What you will do: Search the material below for the string "matplotlib" and extract each line that has it.

Start of Data shown

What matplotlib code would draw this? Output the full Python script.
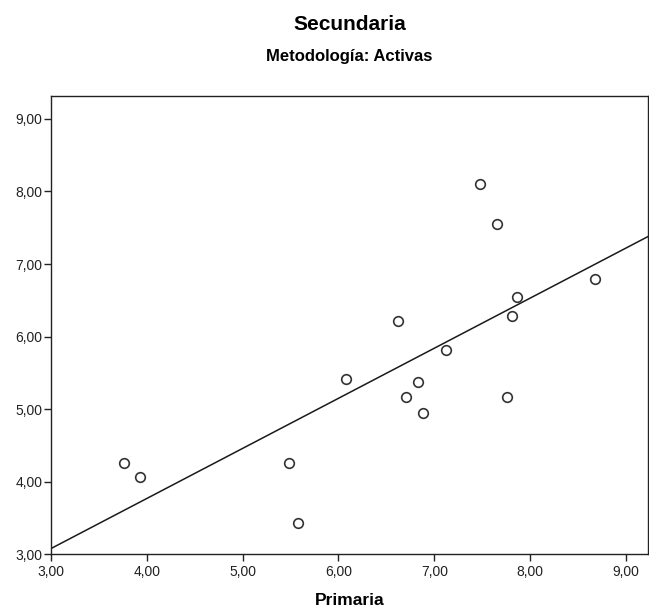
import numpy as np
import matplotlib
matplotlib.use("Agg")
import matplotlib.pyplot as plt
from matplotlib.ticker import FuncFormatter

plt.rcParams['font.family'] = ['Liberation Sans', 'DejaVu Sans']

# data
primaria = [3.76, 3.93, 5.48, 5.58, 6.08, 6.62, 6.70, 6.83, 6.88, 7.12, 7.48, 7.65, 7.76, 7.81, 7.86, 8.68]
secundaria = [4.26, 4.07, 4.26, 3.43, 5.42, 6.22, 5.17, 5.38, 4.95, 5.82, 8.11, 7.55, 5.17, 6.29, 6.55, 6.80]
ticks = [3, 4, 5, 6, 7, 8, 9]

x = np.array(primaria)
y = np.array(secundaria)
slope, intercept = np.polyfit(x, y, 1)

fig = plt.figure(figsize=(6.49, 6.08), dpi=100)
ax = fig.add_axes([51 / 649, (608 - 554.3) / 608, 597 / 649, (554.3 - 95.7) / 608])

xmin, xmax = 3.0, 9.23
ymin, ymax = 3.0, 9.32
xl = np.array([xmin, xmax])
ax.plot(xl, intercept + slope * xl, color='#1a1a1a', lw=1.1, zorder=2)
ax.scatter(x, y, s=48, facecolors='white', edgecolors='#333333', linewidths=1.2, zorder=3)

ax.set_xlim(xmin, xmax)
ax.set_ylim(ymin, ymax)
ax.set_xticks(ticks)
ax.set_yticks(ticks)
fmt = FuncFormatter(lambda v, p: f"{v:.2f}".replace('.', ','))
ax.xaxis.set_major_formatter(fmt)
ax.yaxis.set_major_formatter(fmt)
ax.tick_params(direction='out', length=5, width=1, pad=1, labelsize=10, colors='#222222')
ax.tick_params(axis='x', pad=3)
for s in ax.spines.values():
    s.set_linewidth(1.0)
    s.set_color('#222222')

ax.set_xlabel('Primaria', fontsize=12.5, fontweight='bold', labelpad=9.5)
fig.text(349.5 / 649, 1 - 24 / 608, 'Secundaria', ha='center', va='center', fontsize=15, fontweight='bold')
fig.text(349.5 / 649, 1 - 57 / 608, 'Metodología: Activas', ha='center', va='center', fontsize=12, fontweight='bold')

fig.savefig('out.png', dpi=100)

End of Data shown

Full response:
What matplotlib code would draw this? Output the full Python script.
import matplotlib
matplotlib.use("Agg")
import matplotlib.pyplot as plt
from matplotlib.ticker import FuncFormatter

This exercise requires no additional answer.